At other times her status as a westerner helped because she represented someone outside the system in whom subjects felt comfortable confiding. So the upwardly mobile owner of an illegal private mine took her on a personal guided tour of his hidden unlicensed pits in the remote mountains of northern Shanxi province, while the owner of an illegal factory showed Harney how he cooked the books and cut corners on the quality of materials and working conditions to deliver goods abroad quickly at rock-bottom prices.

While the shadow factory system is fuelled by western investment, there are many willing partners. Migrant workers want more hours so they can earn more money to send home. And foreign buyers demand the cheapest prices to undercut competitors while looking the other way when it comes to dishonest practices.
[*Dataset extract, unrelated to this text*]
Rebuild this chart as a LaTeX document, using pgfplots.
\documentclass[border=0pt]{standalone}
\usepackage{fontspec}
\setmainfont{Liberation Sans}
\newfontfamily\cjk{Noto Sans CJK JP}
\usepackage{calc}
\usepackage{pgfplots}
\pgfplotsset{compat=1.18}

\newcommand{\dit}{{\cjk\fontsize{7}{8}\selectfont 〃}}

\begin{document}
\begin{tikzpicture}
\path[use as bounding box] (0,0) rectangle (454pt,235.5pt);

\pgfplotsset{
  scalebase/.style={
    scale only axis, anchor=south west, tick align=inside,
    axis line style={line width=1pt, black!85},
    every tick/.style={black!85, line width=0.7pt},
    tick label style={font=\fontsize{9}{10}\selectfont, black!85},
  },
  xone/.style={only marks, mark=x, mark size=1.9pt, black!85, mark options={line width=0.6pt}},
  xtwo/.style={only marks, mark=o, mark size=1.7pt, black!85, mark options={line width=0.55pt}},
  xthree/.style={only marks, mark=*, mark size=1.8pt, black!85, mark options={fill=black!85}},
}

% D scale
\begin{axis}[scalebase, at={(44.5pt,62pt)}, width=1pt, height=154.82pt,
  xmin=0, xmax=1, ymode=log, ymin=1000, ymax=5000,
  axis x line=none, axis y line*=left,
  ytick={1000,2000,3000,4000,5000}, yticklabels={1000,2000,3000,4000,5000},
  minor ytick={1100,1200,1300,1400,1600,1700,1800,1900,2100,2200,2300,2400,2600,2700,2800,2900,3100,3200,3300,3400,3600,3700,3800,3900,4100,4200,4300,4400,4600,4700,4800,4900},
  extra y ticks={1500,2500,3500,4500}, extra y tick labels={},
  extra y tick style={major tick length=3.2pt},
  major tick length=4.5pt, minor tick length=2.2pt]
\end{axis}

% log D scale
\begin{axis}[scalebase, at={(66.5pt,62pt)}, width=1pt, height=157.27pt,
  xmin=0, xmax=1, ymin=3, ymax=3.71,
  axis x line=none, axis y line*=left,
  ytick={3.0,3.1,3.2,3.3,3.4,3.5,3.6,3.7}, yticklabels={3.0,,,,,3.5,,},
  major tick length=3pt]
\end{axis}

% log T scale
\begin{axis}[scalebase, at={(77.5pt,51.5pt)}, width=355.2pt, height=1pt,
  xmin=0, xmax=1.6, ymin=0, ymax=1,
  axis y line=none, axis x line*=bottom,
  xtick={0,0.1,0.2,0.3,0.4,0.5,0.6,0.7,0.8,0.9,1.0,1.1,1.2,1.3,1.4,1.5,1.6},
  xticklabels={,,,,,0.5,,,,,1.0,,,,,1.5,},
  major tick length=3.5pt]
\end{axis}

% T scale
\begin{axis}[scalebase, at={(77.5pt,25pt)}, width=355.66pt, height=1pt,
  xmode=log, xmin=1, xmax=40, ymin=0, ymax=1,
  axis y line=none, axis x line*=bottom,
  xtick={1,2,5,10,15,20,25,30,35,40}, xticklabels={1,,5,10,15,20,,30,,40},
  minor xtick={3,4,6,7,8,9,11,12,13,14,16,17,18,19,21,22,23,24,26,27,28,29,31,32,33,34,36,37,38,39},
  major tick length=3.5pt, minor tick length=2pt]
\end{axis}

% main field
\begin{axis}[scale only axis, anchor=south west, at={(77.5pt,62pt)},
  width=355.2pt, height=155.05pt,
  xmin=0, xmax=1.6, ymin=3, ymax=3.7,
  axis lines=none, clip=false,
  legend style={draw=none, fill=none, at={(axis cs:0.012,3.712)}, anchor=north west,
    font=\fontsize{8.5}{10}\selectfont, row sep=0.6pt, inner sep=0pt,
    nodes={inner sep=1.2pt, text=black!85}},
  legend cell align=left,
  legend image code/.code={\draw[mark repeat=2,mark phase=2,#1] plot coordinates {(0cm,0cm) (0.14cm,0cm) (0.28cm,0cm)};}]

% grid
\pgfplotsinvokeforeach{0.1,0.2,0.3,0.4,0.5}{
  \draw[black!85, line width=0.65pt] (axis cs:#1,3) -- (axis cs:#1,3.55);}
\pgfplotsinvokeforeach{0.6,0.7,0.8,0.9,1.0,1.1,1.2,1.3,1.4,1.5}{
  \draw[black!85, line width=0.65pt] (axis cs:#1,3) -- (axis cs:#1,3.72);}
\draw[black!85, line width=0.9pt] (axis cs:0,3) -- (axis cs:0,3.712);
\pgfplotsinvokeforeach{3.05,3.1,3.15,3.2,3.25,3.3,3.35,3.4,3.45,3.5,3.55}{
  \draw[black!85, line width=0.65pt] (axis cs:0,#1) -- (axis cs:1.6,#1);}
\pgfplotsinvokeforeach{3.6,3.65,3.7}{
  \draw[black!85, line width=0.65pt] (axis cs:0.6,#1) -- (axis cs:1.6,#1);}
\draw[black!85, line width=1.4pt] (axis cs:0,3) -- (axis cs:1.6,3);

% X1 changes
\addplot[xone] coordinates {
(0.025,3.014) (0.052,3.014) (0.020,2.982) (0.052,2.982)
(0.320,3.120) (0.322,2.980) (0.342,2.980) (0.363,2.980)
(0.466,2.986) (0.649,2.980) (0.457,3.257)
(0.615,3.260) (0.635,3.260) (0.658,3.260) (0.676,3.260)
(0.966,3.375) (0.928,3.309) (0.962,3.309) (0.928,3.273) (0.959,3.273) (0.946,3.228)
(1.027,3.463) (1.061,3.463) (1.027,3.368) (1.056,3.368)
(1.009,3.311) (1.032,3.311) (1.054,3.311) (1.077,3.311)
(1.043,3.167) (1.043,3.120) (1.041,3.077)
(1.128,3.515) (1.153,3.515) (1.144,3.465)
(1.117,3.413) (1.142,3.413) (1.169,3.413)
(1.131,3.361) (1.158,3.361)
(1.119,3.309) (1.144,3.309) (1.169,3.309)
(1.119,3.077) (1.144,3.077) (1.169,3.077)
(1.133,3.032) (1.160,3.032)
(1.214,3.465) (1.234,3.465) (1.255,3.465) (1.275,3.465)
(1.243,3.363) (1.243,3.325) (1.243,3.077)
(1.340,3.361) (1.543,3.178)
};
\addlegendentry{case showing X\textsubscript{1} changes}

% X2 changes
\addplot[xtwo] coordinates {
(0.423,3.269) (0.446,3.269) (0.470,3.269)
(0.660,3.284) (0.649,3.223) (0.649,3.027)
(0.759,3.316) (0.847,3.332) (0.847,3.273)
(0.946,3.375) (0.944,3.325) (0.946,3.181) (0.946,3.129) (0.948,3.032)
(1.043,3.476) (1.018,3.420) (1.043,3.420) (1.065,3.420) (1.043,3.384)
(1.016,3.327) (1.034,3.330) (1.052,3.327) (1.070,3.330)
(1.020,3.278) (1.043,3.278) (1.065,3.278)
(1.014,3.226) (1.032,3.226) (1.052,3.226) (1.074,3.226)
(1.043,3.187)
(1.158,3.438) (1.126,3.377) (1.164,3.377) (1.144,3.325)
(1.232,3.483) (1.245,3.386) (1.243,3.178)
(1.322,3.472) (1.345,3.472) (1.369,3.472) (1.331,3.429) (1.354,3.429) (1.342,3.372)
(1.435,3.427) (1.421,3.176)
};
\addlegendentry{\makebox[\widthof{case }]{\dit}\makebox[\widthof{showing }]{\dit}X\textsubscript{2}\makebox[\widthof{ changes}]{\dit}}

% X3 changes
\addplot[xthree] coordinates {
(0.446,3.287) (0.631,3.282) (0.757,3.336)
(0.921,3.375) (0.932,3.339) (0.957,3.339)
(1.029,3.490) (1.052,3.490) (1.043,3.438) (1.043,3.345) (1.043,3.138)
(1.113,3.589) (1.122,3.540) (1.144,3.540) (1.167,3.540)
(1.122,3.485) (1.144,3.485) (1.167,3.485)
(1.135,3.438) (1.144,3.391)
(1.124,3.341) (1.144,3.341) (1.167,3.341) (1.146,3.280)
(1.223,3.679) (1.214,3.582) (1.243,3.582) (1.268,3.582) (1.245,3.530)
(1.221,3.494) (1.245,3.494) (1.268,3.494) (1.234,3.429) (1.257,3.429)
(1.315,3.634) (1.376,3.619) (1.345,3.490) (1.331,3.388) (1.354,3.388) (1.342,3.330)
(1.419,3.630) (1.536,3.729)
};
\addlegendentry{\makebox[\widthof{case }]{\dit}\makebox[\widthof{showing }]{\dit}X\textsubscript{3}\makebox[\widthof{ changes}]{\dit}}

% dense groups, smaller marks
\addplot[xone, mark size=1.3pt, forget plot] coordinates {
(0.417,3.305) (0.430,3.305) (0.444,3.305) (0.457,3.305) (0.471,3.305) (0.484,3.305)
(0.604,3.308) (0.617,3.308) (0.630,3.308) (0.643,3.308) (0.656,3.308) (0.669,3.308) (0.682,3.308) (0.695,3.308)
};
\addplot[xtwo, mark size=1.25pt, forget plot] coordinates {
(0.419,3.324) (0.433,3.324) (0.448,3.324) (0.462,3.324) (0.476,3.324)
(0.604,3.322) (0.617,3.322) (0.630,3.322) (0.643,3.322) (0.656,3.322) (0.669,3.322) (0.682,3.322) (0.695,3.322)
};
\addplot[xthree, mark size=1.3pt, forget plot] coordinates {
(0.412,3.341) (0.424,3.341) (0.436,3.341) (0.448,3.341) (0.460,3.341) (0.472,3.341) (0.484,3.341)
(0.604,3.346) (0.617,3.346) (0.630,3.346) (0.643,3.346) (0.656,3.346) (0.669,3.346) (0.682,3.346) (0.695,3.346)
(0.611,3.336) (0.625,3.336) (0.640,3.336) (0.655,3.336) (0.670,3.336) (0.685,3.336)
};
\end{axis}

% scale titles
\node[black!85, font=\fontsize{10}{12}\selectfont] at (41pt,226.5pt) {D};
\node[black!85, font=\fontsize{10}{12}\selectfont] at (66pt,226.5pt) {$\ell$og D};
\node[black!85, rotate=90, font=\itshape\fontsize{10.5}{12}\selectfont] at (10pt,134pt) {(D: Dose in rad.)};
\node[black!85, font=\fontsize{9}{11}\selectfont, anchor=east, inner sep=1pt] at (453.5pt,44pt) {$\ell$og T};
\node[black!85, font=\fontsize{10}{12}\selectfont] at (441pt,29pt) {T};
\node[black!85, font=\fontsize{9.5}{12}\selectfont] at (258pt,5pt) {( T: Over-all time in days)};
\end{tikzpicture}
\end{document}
But Harney also sees evidence of change. Workers are increasingly aware of their labour rights, especially those born in the 1980s under the one-child policy who are starting to challenge factory bosses. Their understanding of their basic rights is increasingly sophisticated and prompts demands for more rest, better pay and improved working environments.
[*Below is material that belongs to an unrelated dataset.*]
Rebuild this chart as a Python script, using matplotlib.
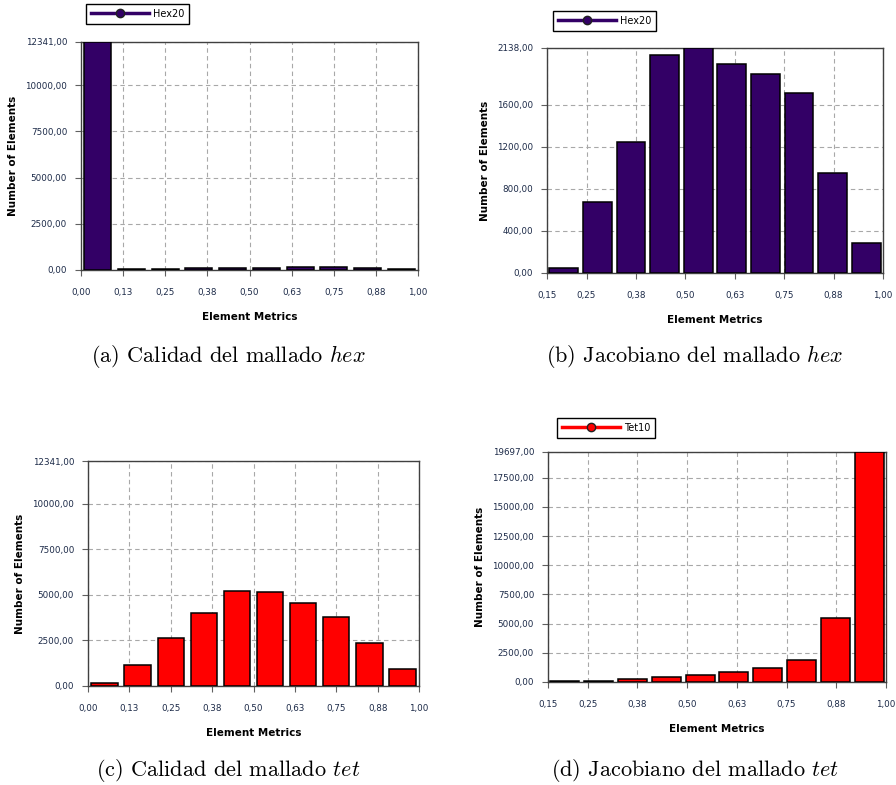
import numpy as np
import matplotlib
matplotlib.use("Agg")
import matplotlib.pyplot as plt
from matplotlib.lines import Line2D

plt.rcParams['mathtext.fontset'] = 'cm'

# --- data ---
hex_quality = [12341, 40, 45, 110, 110, 100, 170, 170, 100, 40]
hex_jacobian = [51, 670, 1242, 2074, 2138, 1982, 1887, 1709, 950, 283]
tet_quality = [183, 1134, 2651, 4022, 5229, 5174, 4571, 3785, 2358, 951]
tet_jacobian = [80, 80, 260, 430, 630, 830, 1170, 1915, 5460, 19697]

quality_range = (0.0, 1.0)
jacobian_range = (0.15, 1.0)

quality_xticks = [0.0, 0.125, 0.25, 0.375, 0.5, 0.625, 0.75, 0.875, 1.0]
quality_xlabels = ["0,00", "0,13", "0,25", "0,38", "0,50", "0,63", "0,75", "0,88", "1,00"]
jacobian_xticks = [0.15, 0.25, 0.375, 0.5, 0.625, 0.75, 0.875, 1.0]
jacobian_xlabels = ["0,15", "0,25", "0,38", "0,50", "0,63", "0,75", "0,88", "1,00"]

yticks_a = [0, 2500, 5000, 7500, 10000, 12341]
yticks_b = [0, 400, 800, 1200, 1600, 2138]
yticks_c = [0, 2500, 5000, 7500, 10000, 12341]
yticks_d = [0, 2500, 5000, 7500, 10000, 12500, 15000, 17500, 19697]

captions = [
    r"(a) Calidad del mallado $\mathit{hex}$",
    r"(b) Jacobiano del mallado $\mathit{hex}$",
    r"(c) Calidad del mallado $\mathit{tet}$",
    r"(d) Jacobiano del mallado $\mathit{tet}$",
]

PURPLE = "#330066"
RED = "#ff0000"
TICKCOL = "#1c2a48"
W, H = 896, 785


def fig_rect(l, t, r, b):
    return [l / W, 1 - b / H, (r - l) / W, (b - t) / H]


def panel(ax, values, xr, xticks, xlabels, yticks, color, frac):
    lo, hi = xr
    n = len(values)
    w = (hi - lo) / n
    centers = lo + w * (np.arange(n) + 0.5)
    ax.bar(centers, values, width=w * frac, color=color, edgecolor="black",
           linewidth=1.1, zorder=3)
    ax.set_xlim(lo, hi)
    ax.set_ylim(0, yticks[-1])
    ax.set_xticks(xticks)
    ax.set_xticklabels(xlabels)
    ax.set_yticks(yticks)
    ax.set_yticklabels([f"{v:.2f}".replace(".", ",") for v in yticks])
    ax.grid(True, color="#a8a8a8", linestyle=(0, (4, 3)), linewidth=0.8)
    ax.set_axisbelow(True)
    for s in ax.spines.values():
        s.set_color("#404040")
        s.set_linewidth(1.0)
    ax.tick_params(axis="both", direction="out", length=4, width=0.8,
                   color="#606060", labelsize=6.3, labelcolor=TICKCOL, pad=6)
    ax.tick_params(axis="x", pad=9)
    ax.set_xlabel("Element Metrics", fontsize=7.5, fontweight="bold", labelpad=11)
    ax.set_ylabel("Number of Elements", fontsize=7.5, fontweight="bold", labelpad=5)


fig = plt.figure(figsize=(W / 100, H / 100), dpi=100)

ax_a = fig.add_axes(fig_rect(81, 42, 418, 270))
ax_b = fig.add_axes(fig_rect(547, 48, 883, 273))
ax_c = fig.add_axes(fig_rect(88, 461, 419, 686))
ax_d = fig.add_axes(fig_rect(548, 452, 886, 682))

panel(ax_a, hex_quality, quality_range, quality_xticks, quality_xlabels, yticks_a, PURPLE, 0.8)
panel(ax_b, hex_jacobian, jacobian_range, jacobian_xticks, jacobian_xlabels, yticks_b, PURPLE, 0.86)
panel(ax_c, tet_quality, quality_range, quality_xticks, quality_xlabels, yticks_c, RED, 0.8)
panel(ax_d, tet_jacobian, jacobian_range, jacobian_xticks, jacobian_xlabels, yticks_d, RED, 0.86)


# legends sitting above the plot areas
def add_legend(label, color, x, y):
    h = Line2D([], [], color=color, lw=2.5, marker="o", markersize=6,
               markerfacecolor=color, markeredgecolor="#202020")
    leg = fig.legend([h], [label], loc="upper left", bbox_to_anchor=(x / W, 1 - y / H),
                     fontsize=7, frameon=True, fancybox=False, edgecolor="black",
                     framealpha=1, handlelength=6, borderpad=0.5, handletextpad=0.4,
                     borderaxespad=0)
    leg.get_frame().set_linewidth(1.0)


add_legend("Hex20", PURPLE, 86, 4)
add_legend("Hex20", PURPLE, 553, 11)
add_legend("Tet10", RED, 557, 418)

# captions
cap_pos = [(228, 357), (695, 357), (228, 771), (695, 771)]
for txt, (cx, cy) in zip(captions, cap_pos):
    fig.text(cx / W, 1 - cy / H, txt, ha="center", va="center",
             fontsize=16, family="cmr10")

fig.savefig("out.png", dpi=100)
Rising land prices and regional labour shortages are also forcing many factories to move into higher-value industries where the labour component accounts for a smaller percentage of total costs, or to go to less expensive areas inland with implications for the global supply system. 'When workers are living closer to home they are unwilling to work long hours at weekends,' Harney says. 'They'd rather see their families.'

Writing this book has made Harney more aware of the connection between the choices western consumers make and the conditions faced in the producing countries. 'By expecting ever lower prices, we are in a sense fuelling this system that creates pollution and poor working conditions in China.' Western consumers shouldn't expect the mainland to clean up the environment and adopt model labour conditions, she says, without being willing to pay higher prices.

For Harney, one of the high points in writing the book was making the acquaintance of factory girls in Shenzhen, where she was based for 10 months. 'They were some of the most inspiring people I had ever met, full of energy and life and hope, even after a long day on the assembly line,' she says.

It was while sharing meals in the women's dormitories, walking with people to work and sitting in parks together on their days off that she formed meaningful friendships - and became 'one of the girls'.